Filtrowanie wejść pracowników
Google Analytics umożliwia również tworzenie bardziej sprecyzowanych filtrów, według indywidualnych potrzeb użytkowników. Możemy to uczynić wybierając opcję „Filtry” w kolumnie Widok (zakładka Administracja).
Podajemy jasną nazwę filtra, wybieramy typ predefiniowany, a następnie z rozwijanych pól kolejno: „Wyklucz”, „ruch z adresów IP” oraz „równe”. Poniżej wpisujemy adres IP sieci firmowej. Jeśli zdarza się nam pracować również w domu, warto wykluczyć również własny domowy adres IP.

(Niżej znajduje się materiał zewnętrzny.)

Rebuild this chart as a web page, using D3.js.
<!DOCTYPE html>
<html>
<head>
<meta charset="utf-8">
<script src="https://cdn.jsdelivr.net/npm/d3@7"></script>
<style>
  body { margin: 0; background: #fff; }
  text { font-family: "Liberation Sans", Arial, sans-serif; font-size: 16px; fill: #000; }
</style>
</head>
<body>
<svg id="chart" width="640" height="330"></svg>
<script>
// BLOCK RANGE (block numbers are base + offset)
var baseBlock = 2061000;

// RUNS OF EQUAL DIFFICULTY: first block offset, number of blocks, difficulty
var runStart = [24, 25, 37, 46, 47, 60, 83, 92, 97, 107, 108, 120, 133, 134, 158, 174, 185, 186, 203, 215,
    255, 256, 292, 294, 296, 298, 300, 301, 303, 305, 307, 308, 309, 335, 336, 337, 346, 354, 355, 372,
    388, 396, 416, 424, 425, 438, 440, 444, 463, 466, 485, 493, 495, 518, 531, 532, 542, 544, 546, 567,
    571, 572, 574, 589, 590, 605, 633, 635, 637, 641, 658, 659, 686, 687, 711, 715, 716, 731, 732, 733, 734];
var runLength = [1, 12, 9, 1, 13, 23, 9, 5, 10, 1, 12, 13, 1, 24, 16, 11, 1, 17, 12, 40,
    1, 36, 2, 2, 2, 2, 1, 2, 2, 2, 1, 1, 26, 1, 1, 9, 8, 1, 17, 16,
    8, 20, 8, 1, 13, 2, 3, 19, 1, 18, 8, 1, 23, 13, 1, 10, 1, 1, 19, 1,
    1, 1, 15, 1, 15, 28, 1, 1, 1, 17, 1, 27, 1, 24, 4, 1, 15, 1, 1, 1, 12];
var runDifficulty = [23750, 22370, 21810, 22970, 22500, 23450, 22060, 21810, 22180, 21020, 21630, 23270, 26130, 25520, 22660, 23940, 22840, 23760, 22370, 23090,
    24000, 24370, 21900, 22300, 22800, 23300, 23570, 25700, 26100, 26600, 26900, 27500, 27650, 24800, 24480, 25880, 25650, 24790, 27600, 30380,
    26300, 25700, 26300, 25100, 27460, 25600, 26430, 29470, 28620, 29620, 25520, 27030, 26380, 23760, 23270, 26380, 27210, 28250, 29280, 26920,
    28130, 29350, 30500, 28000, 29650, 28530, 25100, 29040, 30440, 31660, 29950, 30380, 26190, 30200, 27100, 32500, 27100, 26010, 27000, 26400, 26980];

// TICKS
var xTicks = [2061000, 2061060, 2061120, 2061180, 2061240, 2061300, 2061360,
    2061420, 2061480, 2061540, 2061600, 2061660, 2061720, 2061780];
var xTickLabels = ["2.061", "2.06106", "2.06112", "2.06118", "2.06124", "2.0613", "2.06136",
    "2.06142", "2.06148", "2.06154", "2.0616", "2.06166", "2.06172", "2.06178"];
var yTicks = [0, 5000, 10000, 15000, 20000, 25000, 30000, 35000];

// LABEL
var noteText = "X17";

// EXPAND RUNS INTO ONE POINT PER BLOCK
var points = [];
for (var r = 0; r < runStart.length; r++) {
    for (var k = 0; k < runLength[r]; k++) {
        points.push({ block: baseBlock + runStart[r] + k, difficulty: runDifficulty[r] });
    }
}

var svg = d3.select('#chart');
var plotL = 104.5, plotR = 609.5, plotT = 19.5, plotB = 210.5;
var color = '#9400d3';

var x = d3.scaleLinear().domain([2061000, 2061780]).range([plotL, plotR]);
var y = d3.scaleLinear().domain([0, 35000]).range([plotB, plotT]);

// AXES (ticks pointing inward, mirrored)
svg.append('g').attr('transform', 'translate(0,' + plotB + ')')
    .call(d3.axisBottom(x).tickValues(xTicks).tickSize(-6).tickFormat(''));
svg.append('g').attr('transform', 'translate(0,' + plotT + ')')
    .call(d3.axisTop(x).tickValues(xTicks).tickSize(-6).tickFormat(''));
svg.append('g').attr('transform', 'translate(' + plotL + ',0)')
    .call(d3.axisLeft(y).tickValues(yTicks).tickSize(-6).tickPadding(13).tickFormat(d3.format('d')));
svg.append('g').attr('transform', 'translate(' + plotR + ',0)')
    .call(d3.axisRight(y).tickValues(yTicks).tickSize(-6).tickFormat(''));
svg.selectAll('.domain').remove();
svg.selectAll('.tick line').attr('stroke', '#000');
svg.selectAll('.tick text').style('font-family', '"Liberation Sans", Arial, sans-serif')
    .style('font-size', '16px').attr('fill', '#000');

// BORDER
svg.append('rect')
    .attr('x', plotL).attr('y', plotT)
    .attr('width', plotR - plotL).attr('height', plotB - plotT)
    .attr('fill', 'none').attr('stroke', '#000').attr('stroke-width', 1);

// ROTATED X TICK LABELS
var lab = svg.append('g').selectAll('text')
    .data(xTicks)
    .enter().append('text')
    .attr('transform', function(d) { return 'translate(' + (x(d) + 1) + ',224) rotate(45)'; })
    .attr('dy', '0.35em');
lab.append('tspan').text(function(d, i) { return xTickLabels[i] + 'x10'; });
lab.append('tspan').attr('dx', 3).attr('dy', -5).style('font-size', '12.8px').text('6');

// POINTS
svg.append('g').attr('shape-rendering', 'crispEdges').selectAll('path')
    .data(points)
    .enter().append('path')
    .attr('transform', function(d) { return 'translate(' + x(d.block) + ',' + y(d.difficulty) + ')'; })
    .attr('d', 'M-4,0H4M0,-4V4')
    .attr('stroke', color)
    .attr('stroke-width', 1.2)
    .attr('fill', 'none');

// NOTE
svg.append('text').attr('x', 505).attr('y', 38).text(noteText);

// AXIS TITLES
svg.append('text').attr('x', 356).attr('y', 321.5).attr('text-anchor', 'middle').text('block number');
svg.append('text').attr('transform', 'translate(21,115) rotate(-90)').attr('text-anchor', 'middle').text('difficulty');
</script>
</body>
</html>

Wykluczanie dodatkowych danych
Niekiedy zdarza się, że mimo opisanych wykluczeń w danych nadal obserwujemy wejścia z nieznanych nam domen (na których nie umieszczaliśmy linku do naszej witryny) lub z innych krajów (czasem bardzo odległych). Oznaczać to może ruch nowych robotów, które nie zostały jeszcze zidentyfikowane i automatycznie wykluczone, pomimo zaznaczenia w ustawieniach funkcji „Filtrowanie robotów”. Na to również jest sposób. Należy ponownie odwiedzić Ustawienia widoku, tym razem jednak skupiając się na polu „Wyklucz parametry zapytania z adresu URL”. W tym miejscu możemy wpisać wszystkie podejrzane nazwy domen. Tego typu dane można również odfiltrować na poziomie tworzenia raportów (np. odfiltrowując wejścia z danego kraju lub adresu IP). Po wykonaniu i przetestowaniu tych wszystkich kroków w Widoku testowym, można wprowadzić zmiany w widoku „Wykluczenia ruchu wewnętrznego i robotów”.

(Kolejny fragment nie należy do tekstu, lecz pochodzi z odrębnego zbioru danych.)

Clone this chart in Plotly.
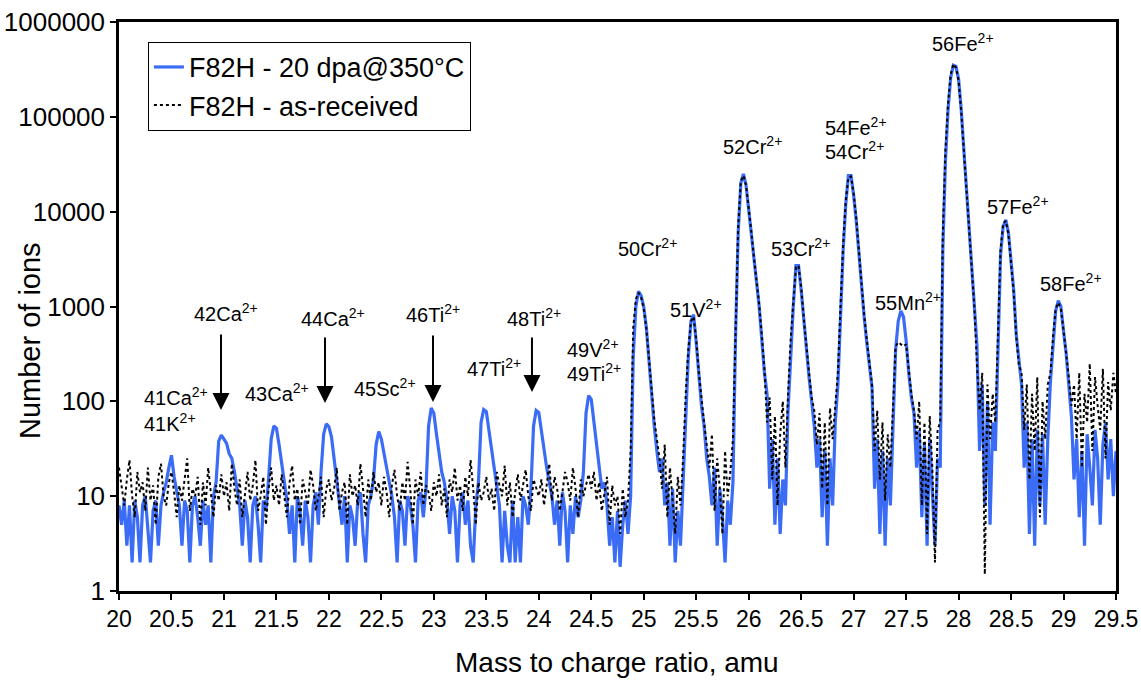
import numpy as np
import plotly.graph_objects as go

# ---------------- data ----------------
mass_start = 20.0
mass_step = 0.025

# F82H - 20 dpa@350°C  (rows of 20 points = 0.5 amu each), last value at 29.5
irradiated = [
    8, 5, 9, 3, 8, 2, 9, 6, 2, 8, 10, 4, 2, 7, 9, 3, 8, 11, 14, 20,
    27, 16, 11, 8, 3, 9, 7, 2, 8, 10, 6, 3, 9, 5, 8, 2, 10, 14, 38, 44,
    40, 36, 28, 25, 18, 12, 8, 3, 9, 6, 2, 8, 10, 5, 2, 9, 7, 15, 40, 55,
    52, 35, 22, 14, 9, 4, 8, 2, 10, 7, 3, 9, 6, 2, 8, 11, 5, 18, 45, 58,
    54, 42, 25, 16, 9, 5, 10, 2, 8, 6, 3, 9, 11, 4, 2, 8, 10, 15, 35, 48,
    40, 28, 20, 14, 10, 6, 2, 9, 7, 3, 10, 8, 5, 2, 9, 11, 6, 12, 55, 85,
    75, 45, 28, 18, 14, 9, 4, 10, 7, 2, 8, 11, 5, 9, 3, 2, 8, 14, 60, 82,
    78, 50, 30, 18, 12, 8, 2, 7, 3, 2, 9, 2, 6, 2, 10, 8, 5, 12, 55, 80,
    76, 48, 30, 20, 14, 10, 5, 9, 3, 11, 7, 2, 8, 4, 10, 6, 9, 18, 75, 115,
    105, 60, 35, 18, 12, 14, 8, 3, 6, 2, 7, 1.8, 5, 9, 4, 10, 300, 1000, 1450, 1300,
    1000, 600, 260, 110, 55, 30, 18, 25, 8, 14, 3, 12, 2, 7, 3, 14, 60, 300, 700, 820,
    420, 180, 90, 55, 25, 16, 8, 20, 3, 12, 6, 2, 9, 5, 14, 500, 6000, 20000, 25000, 19000,
    11000, 6000, 3200, 1800, 1000, 450, 200, 120, 12, 40, 5, 25, 4, 15, 8, 80, 350, 1000, 2700, 2700,
    1500, 700, 320, 180, 100, 55, 20, 40, 6, 30, 3, 25, 8, 60, 150, 800, 3900, 12000, 24000, 24000,
    15000, 8000, 3500, 1600, 780, 420, 230, 140, 12, 40, 4, 30, 3, 25, 8, 46, 350, 700, 900, 780,
    440, 200, 110, 75, 20, 50, 6, 35, 3, 40, 12, 3, 25, 20, 4000, 35000, 120000, 260000, 350000, 340000,
    250000, 120000, 45000, 18000, 6000, 2200, 900, 400, 30, 150, 8, 100, 5, 60, 30, 350, 3500, 7000, 8200, 6000,
    3000, 1500, 500, 250, 150, 20, 60, 4, 40, 3, 50, 8, 45, 5, 40, 160, 440, 900, 1150, 1000,
    550, 320, 150, 70, 15, 40, 6, 30, 3, 45, 20, 8, 50, 25, 5, 35, 60, 15, 40, 10,
    30,
]

# F82H - as-received
as_received = [
    20, 12, 8, 15, 24, 10, 6, 18, 11, 14, 7, 20, 9, 13, 5, 16, 22, 10, 8, 14,
    18, 11, 6, 13, 9, 15, 25, 7, 12, 10, 16, 5, 14, 8, 20, 11, 6, 13, 9, 17,
    10, 14, 7, 22, 12, 8, 15, 6, 11, 18, 9, 13, 24, 7, 10, 16, 5, 12, 20, 9,
    13, 8, 17, 10, 6, 14, 21, 9, 12, 5, 15, 11, 8, 19, 13, 7, 10, 16, 6, 12,
    15, 9, 12, 20, 7, 11, 14, 5, 17, 10, 13, 8, 22, 12, 6, 15, 9, 18, 11, 14,
    8, 16, 11, 6, 13, 19, 10, 7, 14, 9, 23, 12, 5, 15, 10, 18, 8, 13, 11, 7,
    14, 10, 17, 8, 12, 6, 15, 11, 20, 9, 13, 7, 16, 10, 24, 12, 5, 14, 9, 11,
    16, 9, 12, 7, 18, 13, 10, 21, 8, 14, 6, 11, 17, 9, 13, 19, 10, 7, 15, 12,
    10, 15, 8, 13, 22, 9, 16, 12, 7, 11, 18, 14, 9, 20, 12, 6, 15, 10, 13, 17,
    12, 18, 9, 14, 7, 11, 16, 5, 13, 8, 10, 4, 12, 6, 9, 30, 600, 1200, 1400, 1250,
    950, 580, 270, 120, 65, 40, 25, 12, 35, 6, 20, 9, 4, 16, 8, 25, 120, 350, 700, 780,
    450, 200, 100, 60, 35, 20, 45, 7, 25, 12, 4, 30, 10, 18, 40, 700, 7000, 21000, 24000, 19000,
    11500, 6200, 3300, 1900, 1050, 500, 220, 60, 110, 15, 70, 8, 45, 100, 20, 120, 450, 1100, 2600, 2700,
    1600, 750, 350, 200, 110, 80, 35, 75, 12, 60, 8, 85, 40, 90, 200, 1000, 4500, 13000, 23000, 23500,
    15500, 8500, 3700, 1700, 820, 450, 250, 150, 30, 80, 15, 60, 9, 45, 20, 90, 380, 420, 400, 380,
    400, 220, 120, 80, 40, 100, 8, 60, 4, 70, 20, 2, 50, 60, 6000, 45000, 140000, 280000, 360000, 330000,
    240000, 115000, 43000, 17000, 6500, 2500, 1000, 250, 80, 200, 1.5, 150, 40, 120, 60, 500, 4000, 7500, 8000, 5800,
    2900, 1400, 480, 240, 200, 50, 150, 15, 120, 30, 180, 6, 100, 40, 150, 200, 480, 950, 1100, 950,
    560, 330, 180, 90, 150, 40, 200, 20, 120, 60, 250, 30, 180, 90, 50, 220, 25, 160, 80, 200,
    120,
]

# peak labels: text, x (amu), log10(y), anchor
label_text = ["41Ca<sup>2+</sup>", "41K<sup>2+</sup>", "42Ca<sup>2+</sup>", "43Ca<sup>2+</sup>",
              "44Ca<sup>2+</sup>", "45Sc<sup>2+</sup>", "46Ti<sup>2+</sup>", "47Ti<sup>2+</sup>",
              "48Ti<sup>2+</sup>", "49V<sup>2+</sup>", "49Ti<sup>2+</sup>", "50Cr<sup>2+</sup>",
              "51V<sup>2+</sup>", "52Cr<sup>2+</sup>", "53Cr<sup>2+</sup>", "54Fe<sup>2+</sup>",
              "54Cr<sup>2+</sup>", "55Mn<sup>2+</sup>", "56Fe<sup>2+</sup>", "57Fe<sup>2+</sup>",
              "58Fe<sup>2+</sup>"]
label_x = [20.219, 20.219, 21.020, 21.505, 22.039, 22.535, 22.992, 23.573, 23.954, 24.250, 24.250,
           25.040, 25.498, 26.041, 26.498, 26.708, 26.708, 27.518, 28.042, 28.566, 29.071]
label_logy = [2.046, 1.782, 2.932, 2.088, 2.879, 2.151, 2.921, 2.362, 2.879, 2.552, 2.299,
              3.617, 2.984, 4.693, 3.617, 4.893, 4.650, 3.048, 5.779, 4.060, 3.248]
label_anchor = ["left", "left", "center", "center", "center", "center", "center", "center",
                "center", "left", "left", "center", "center", "center", "center", "left", "left",
                "center", "center", "center", "center"]

# arrows: tip x (amu), tip log10(y), length (px)
arrow_x = [20.972, 21.963, 22.992, 23.935]
arrow_logy = [1.909, 1.982, 1.993, 2.098]
arrow_len = [77, 67, 68, 56]

y_tick_vals = [1, 10, 100, 1000, 10000, 100000, 1000000]
y_tick_text = ["1", "10", "100", "1000", "10000", "100000", "1000000"]

x_title = "Mass to charge ratio, amu"
y_title = "Number of ions"

# ---------------- figure ----------------
mass = np.round(mass_start + mass_step * np.arange(len(irradiated)), 3)

FONT = "Liberation Sans, Arial, sans-serif"
fig = go.Figure()
fig.add_trace(go.Scatter(x=mass, y=irradiated, mode="lines", name="F82H - 20 dpa@350°C",
                         line=dict(color="#3B6CF5", width=3.2)))
fig.add_trace(go.Scatter(x=mass, y=as_received, mode="lines", name="F82H - as-received",
                         line=dict(color="black", width=2, dash="dot")))

for t, x, ly, a in zip(label_text, label_x, label_logy, label_anchor):
    fig.add_annotation(x=x, y=ly, xref="x", yref="y", text=t, showarrow=False,
                       xanchor=a, yanchor="middle", font=dict(family=FONT, size=20, color="black"))

for x, ly, L in zip(arrow_x, arrow_logy, arrow_len):
    fig.add_annotation(x=x, y=ly, xref="x", yref="y", text="", showarrow=True,
                       ax=0, ay=-L, arrowhead=2, arrowsize=1.7, arrowwidth=2,
                       arrowcolor="black", standoff=0)

# axis titles placed as text in paper coordinates
fig.add_annotation(x=-0.0893, y=0.441, xref="paper", yref="paper", text=y_title, textangle=-90,
                   showarrow=False, xanchor="center", yanchor="middle",
                   font=dict(family=FONT, size=29, color="black"))
fig.add_annotation(x=0.4995, y=-0.1248, xref="paper", yref="paper", text=x_title,
                   showarrow=False, xanchor="center", yanchor="middle",
                   font=dict(family=FONT, size=28, color="black"))

fig.update_layout(
    width=1141, height=687,
    margin=dict(l=119, r=25, t=22, b=96),
    paper_bgcolor="white", plot_bgcolor="white",
    font=dict(family=FONT, color="black"),
    showlegend=True,
    legend=dict(x=0.029, y=0.965, xanchor="left", yanchor="top",
                bgcolor="white", bordercolor="black", borderwidth=1,
                font=dict(family=FONT, size=27, color="black")),
)
fig.update_xaxes(range=[20, 29.5], dtick=0.5, tick0=20, showgrid=False, zeroline=False,
                 showline=True, linecolor="black", linewidth=2.5, mirror=True,
                 ticks="outside", ticklen=6, tickwidth=1.5, tickcolor="black",
                 tickfont=dict(family=FONT, size=23), automargin=False)
fig.update_yaxes(type="log", range=[0, 6], tickvals=y_tick_vals, ticktext=y_tick_text,
                 showgrid=False, zeroline=False,
                 showline=True, linecolor="black", linewidth=2.5, mirror=True,
                 ticks="outside", ticklen=6, tickwidth=1.5, tickcolor="black",
                 tickfont=dict(family=FONT, size=26), automargin=False)

fig.write_html("out.html", config={"displayModeBar": False})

Korzystanie z Google Analytics nie ogranicza się jedynie do prowadzenia analiz danych i wyciągania wniosków. Dane należy odpowiednio sprecyzować, bowiem z dużym prawdopodobieństwem w rzeczywistości nasza strona odwiedzana jest nie tylko przez potencjalnych klientów. Filtrowanie danych jest zatem niezbędnym działaniem, jeśli chcemy tworzyć rzetelne i miarodajne raporty oraz podejmować trafne decyzje w kwestii inwestycji w marketing internetowy.